Get Your Authentic Hot Water Here
Steven Poole
Pity the poor customers of Harris + Hoole, a new coffee chain, who discovered that Tesco has a 49 per cent stake in what they thought was an ‘independent’ business. One such customer told the Guardian that she felt ‘upset’ and ‘duped’, since she would never dream of patronising Tesco itself.
In one way this just demonstrates the omnivorous ingenuity of capital in appropriating and selling back to us what looked like a challenge to it. The ‘independence’ of an ‘independent coffee shop’ is now quite likely to be a corporate simulacrum. The manager of Harris + Hoole’s Crouch End branch is reported to have said that head office ‘had instructed her to make the store feel as independent as possible’, which is perhaps only superficially a paradox. ‘We try to be independent,’ she said. ‘We want to be independent. We want to have that feel.’
A rival coffee-shop owner fumed: ‘Tesco isn’t stupid. They don’t want their name to be part of the name [over the door of the coffee shop]. They know it doesn’t match with artisan values they are trying to make money out of.’ Presumably this man isn’t himself trying to make money out of the ‘artisan value’ of pumping hot water through ground coffee beans, instead selling his beverages at cost to his happy customers – though that does raise the question of why they would ever have dreamed of going down the road to Harris + Hoole instead.
But why should ‘artisan values’ be incompatible with corporate backing? The term ‘artisanal’ seems to have leaked into our catering culture from France, where it actually means something. A Parisian bakery offering artisanal bread is promising that it is made from scratch on the premises, rather than frozen elsewhere and finished off in the shop (that would be ‘pain industriel’).
But the unexamined British genuflection to ‘independence’ and ‘artisan values’ represents a vaguer dream of returning to an imagined cottage-industrial idyll, and is part of our more general veneration of the ‘authentic’ – a veneration exploited by such companies as Pret A Manger. Once a stringently demanding aspiration of existentialists, authenticity is now merely a desirable property of a commercial commodity, whether it’s a takeaway Americano or a head of heirloom chard.
Comments
But that's got nothing at all to do with wanting some mystical authentic or artisanal virtue to be transmitted with my slightly-coffee-flavoured froth.
I avoid buying from Tesco because of their flagrant abuse of the planning system, their behaviour in Thailand, their tax-dodging, and many other reasons.
It's about politics and ethics, not style and consumerism.
I'm staggered that one reads such tosh in the LRB.

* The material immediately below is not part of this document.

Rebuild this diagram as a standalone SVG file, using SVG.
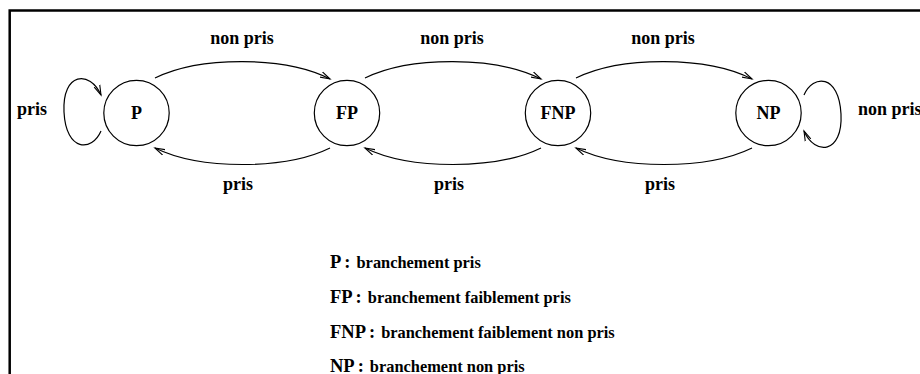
<svg xmlns="http://www.w3.org/2000/svg" width="920" height="374" viewBox="0 0 920 374">
<defs>
<style>
text{font-family:"Liberation Serif","Times New Roman",serif;font-weight:bold;fill:#000}
.lbl{font-size:18px;text-anchor:middle}
.node{font-size:18px;text-anchor:middle}
.leg{font-size:18.5px}
.desc{font-size:16.4px}
.c{fill:#fff;stroke:#000;stroke-width:1.2}
.e{fill:none;stroke:#000;stroke-width:1.2;marker-end:url(#ah)}
</style>
<marker id="ah" markerWidth="12" markerHeight="8" refX="10" refY="4" orient="auto" markerUnits="userSpaceOnUse">
<path d="M0,1 L10,4 L0,7" fill="none" stroke="#000" stroke-width="1.1"/>
</marker>
</defs>
<rect x="0" y="0" width="920" height="374" fill="#fff"/>
<rect x="9.7" y="10.5" width="1000" height="500" fill="none" stroke="#000" stroke-width="2.5"/>
<g id="connectors">
<path class="e" d="M155,78 C200,56 285,56 330,79"/>
<path class="e" d="M330,148 C285,170 200,170 155,148"/>
<path class="e" d="M365,78 C410,56 496,56 541,79"/>
<path class="e" d="M541,148 C496,170 410,170 365,148"/>
<path class="e" d="M576,78 C621,56 707,56 752,79"/>
<path class="e" d="M752,148 C707,170 621,170 576,148"/>
<path class="e" d="M101,131 C92,152 66,152 64,112 C62,72 90,70 101,95"/>
<path class="e" d="M804,95 C813,74 839,74 841,114 C843,154 815,156 804,131"/>
<text class="lbl" x="242" y="44">non pris</text>
<text class="lbl" x="452" y="44">non pris</text>
<text class="lbl" x="663" y="44">non pris</text>
<text class="lbl" x="238" y="190">pris</text>
<text class="lbl" x="449" y="190">pris</text>
<text class="lbl" x="660" y="190">pris</text>
<text class="lbl" x="32" y="115">pris</text>
<text x="858" y="115" style="font-size:18px">non pris</text>
</g>
<g id="node-P"><circle class="c" cx="136.5" cy="113" r="32.7"/><text class="node" x="136.5" y="119">P</text></g>
<g id="node-FP"><circle class="c" cx="347" cy="113" r="32.7"/><text class="node" x="347" y="119">FP</text></g>
<g id="node-FNP"><circle class="c" cx="558" cy="113" r="32.7"/><text class="node" x="558" y="119">FNP</text></g>
<g id="node-NP"><circle class="c" cx="768.5" cy="113" r="32.7"/><text class="node" x="768.5" y="119">NP</text></g>
<g id="legend">
<text x="330" y="268"><tspan class="leg">P<tspan dx="3">:</tspan></tspan> <tspan class="desc" dx="2">branchement pris</tspan></text>
<text x="330" y="303"><tspan class="leg">FP<tspan dx="3">:</tspan></tspan> <tspan class="desc" dx="2">branchement faiblement pris</tspan></text>
<text x="330" y="338"><tspan class="leg">FNP<tspan dx="3">:</tspan></tspan> <tspan class="desc" dx="2">branchement faiblement non pris</tspan></text>
<text x="330" y="372"><tspan class="leg">NP<tspan dx="3">:</tspan></tspan> <tspan class="desc" dx="2">branchement non pris</tspan></text>
</g>
</svg>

Tesco and its comparators (Walmart as the anti-Christ, Coles & Woolworths in my Australia - lovers of all practices and personnel Tescoian) are an engine for the accumulation and use and abuse of market power. The bankrupt tertiary economics syllabus has still to catch up. Check out the Competition Commission's April 2008 'Supply of Groceries in the UK' report, esp Ch.11, for a valiant attempt to gauge the abuse of monopsony power.
Tesco's equivalent in France (read Carrefour in particular) are now so powerful that they flout the law (esp re planning and building rules) with total impunity.

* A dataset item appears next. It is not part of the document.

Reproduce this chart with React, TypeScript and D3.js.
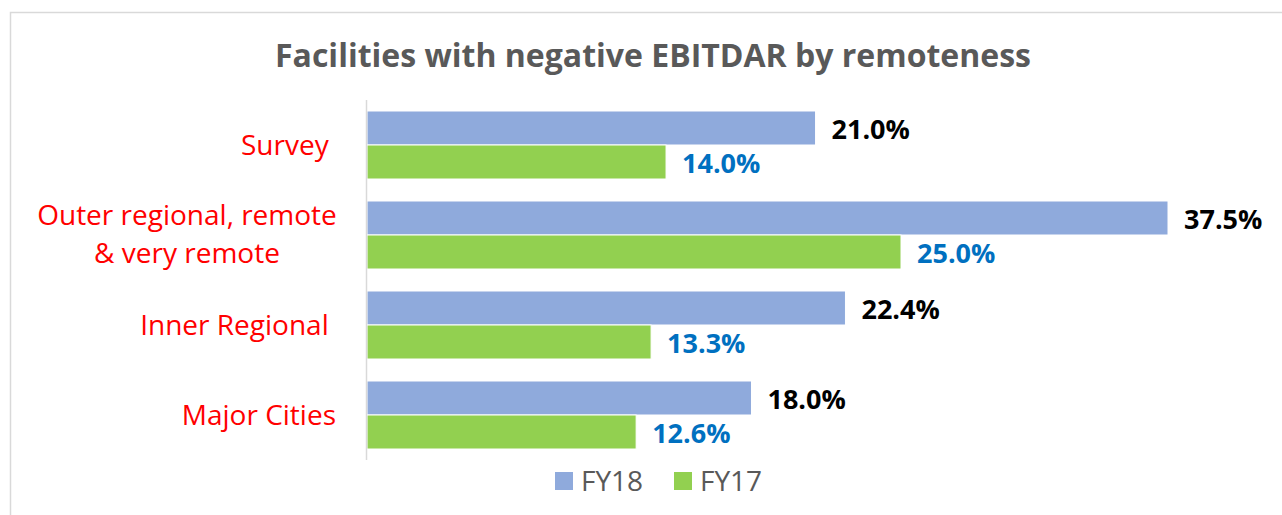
import React from "react";
import * as d3 from "d3";

const categories: string[][] = [
  ["Survey "],
  ["Outer regional, remote", "& very remote"],
  ["Inner Regional "],
  ["Major Cities"],
];
const seriesNames = ["FY18", "FY17"];
const fy18 = [21.0, 37.5, 22.4, 18.0];
const fy17 = [14.0, 25.0, 13.3, 12.6];
const colors = ["#8faadc", "#92d050"];
const labelColors = ["#000000", "#0070c0"];

const W = 1282;
const H = 515;
const FONT = "'Open Sans', Lato, sans-serif";

export default function App() {
  const x = d3.scaleLinear().domain([0, 37.5]).range([367, 1168]);
  const y0 = d3
    .scaleBand<number>()
    .domain(d3.range(categories.length))
    .range([100, 460])
    .paddingInner(0.2444)
    .paddingOuter(0.1222);
  const y1 = d3
    .scaleBand<number>()
    .domain([0, 1])
    .range([0, y0.bandwidth()]);
  const series = [fy18, fy17];

  return (
    <svg
      width={W}
      height={H}
      style={{ position: "absolute", left: 0, top: 0, background: "#fff" }}
      fontFamily={FONT}
    >
      <rect x={0} y={0} width={W} height={H} fill="#fff" />
      <path d={`M10.5,${H} V12.5 H${W}`} fill="none" stroke="#d9d9d9" strokeWidth={1.5} />
      <text
        x={653}
        y={67}
        textAnchor="middle"
        fontSize={32}
        fontWeight={700}
        fill="#595959"
      >
        Facilities with negative EBITDAR by remoteness
      </text>

      {categories.map((cat, i) => {
        const cy = (y0(i) as number) + y0.bandwidth() / 2;
        return (
          <g key={i}>
            {series.map((s, j) => {
              const by = (y0(i) as number) + (y1(j) as number);
              return (
                <g key={j}>
                  <rect
                    x={x(0)}
                    y={by}
                    width={x(s[i]) - x(0)}
                    height={y1.bandwidth()}
                    fill={colors[j]}
                    stroke="#ffffff"
                    strokeWidth={1}
                  />
                  <text
                    x={x(s[i]) + 16}
                    y={by + y1.bandwidth() / 2}
                    dy="0.4em"
                    fontSize={27}
                    fontWeight={700}
                    fill={labelColors[j]}
                  >
                    {s[i].toFixed(1) + "%"}
                  </text>
                </g>
              );
            })}
            {cat.length === 1 ? (
              <text
                x={336}
                y={cy}
                dy="0.36em"
                textAnchor="end"
                fontSize={28}
                fill="#ff0000"
                style={{ whiteSpace: "pre" }}
              >
                {cat[0]}
              </text>
            ) : (
              <text
                x={187}
                y={cy - 10}
                textAnchor="middle"
                fontSize={28}
                fill="#ff0000"
              >
                {cat.map((line, k) => (
                  <tspan key={k} x={187} dy={k === 0 ? 0 : 38}>
                    {line}
                  </tspan>
                ))}
              </text>
            )}
          </g>
        );
      })}

      <line x1={366.5} x2={366.5} y1={100} y2={460} stroke="#d9d9d9" strokeWidth={1.5} />

      {seriesNames.map((name, j) => {
        const lx = 555 + j * 119;
        return (
          <g key={name}>
            <rect x={lx} y={472} width={18} height={18} fill={colors[j]} />
            <text x={lx + 26} y={481} dy="0.36em" fontSize={28} fill="#595959">
              {name}
            </text>
          </g>
        );
      })}
    </svg>
  );
}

"But why should ‘artisan values’ be incompatible with corporate backing?" Corporate backing artisan values is an oxymoron. "a vaguer dream of returning to an imagined cottage-industrial idyll" I live that idyll daily; it's not a dream and it's tangible.

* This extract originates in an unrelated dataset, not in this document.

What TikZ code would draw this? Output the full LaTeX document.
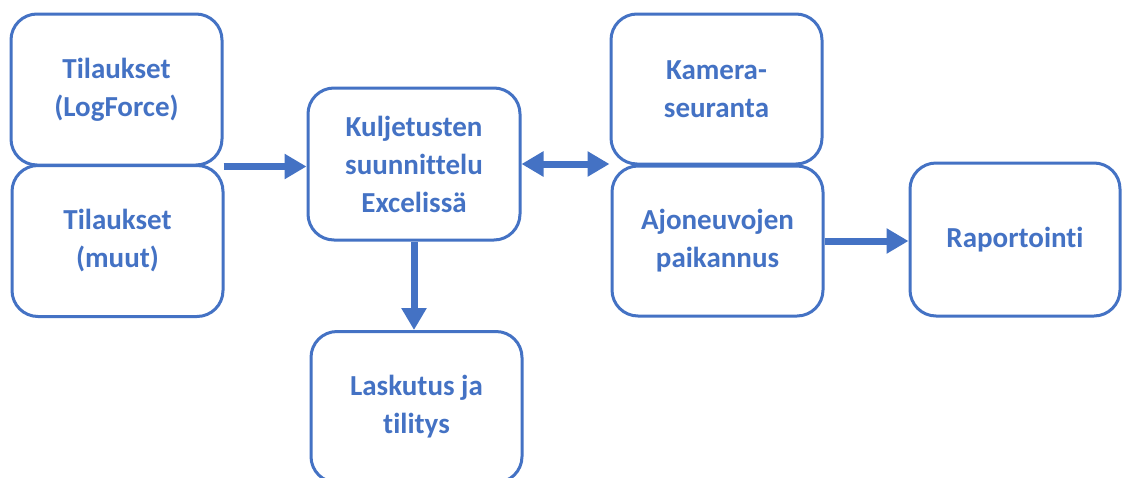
\documentclass[tikz,border=0pt]{standalone}
\usepackage{fontspec}
\setmainfont{Carlito}[Ligatures=NoCommon]
\usetikzlibrary{arrows.meta}
\definecolor{boxblue}{HTML}{4472C4}
\tikzset{
  box/.style={draw=boxblue, line width=3pt, rounded corners=26pt, fill=white,
    minimum width=211pt, minimum height=151pt, align=center, inner sep=0pt,
    text=boxblue, font=\bfseries\fontsize{29}{38}\selectfont},
  flow/.style={draw=boxblue, line width=7pt, -{Triangle[length=22pt,width=24pt]}},
  flowboth/.style={draw=boxblue, line width=7pt, {Triangle[length=22pt,width=24pt]}-{Triangle[length=22pt,width=24pt]}}
}
\begin{document}
\begin{tikzpicture}[x=1pt,y=-1pt]
\useasboundingbox (0,0) rectangle (1126,477);
\clip (0,0) rectangle (1126,477);
\fill[white] (0,0) rectangle (1126,477);
\node[box] (A) at (116.5,89.5) {Tilaukset\\(LogForce)};
\node[box] (B) at (117.5,241) {Tilaukset\\(muut)};
\node[box, minimum width=212pt, minimum height=152pt] (C) at (414,164) {Kuljetusten\\suunnittelu\\Excelissä};
\node[box] (D) at (416.5,407) {Laskutus ja\\tilitys};
\node[box, minimum height=150pt] (E) at (716.5,89) {Kamera-\\seuranta};
\node[box, minimum height=150pt] (F) at (717.5,241) {Ajoneuvojen\\paikannus};
\node[box, minimum width=210pt, minimum height=153pt] (G) at (1015,239.5) {Raportointi};
\draw[flow] (A.south east) -- (A.south east -| C.west);
\draw[flowboth] (C.east) -- (C.east -| E.south west);
\draw[flow] (C.south) -- (C.south |- D.north);
\draw[flow] (F.east) -- (F.east -| G.west);
\end{tikzpicture}
\end{document}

Isn't 'consumer sovereignty' supposed to be a core principle of a workable market? Information is fundamental to that principle. Misleading information, strategically constructed, is not merely dysfunctional, but unconsionable. And it is actionable.
Crouch End must be one of the most highly caffeinated suburbs of London, with at least a dozen coffee places within a five-minute walk. I tend to walk to the shops and bounce back home.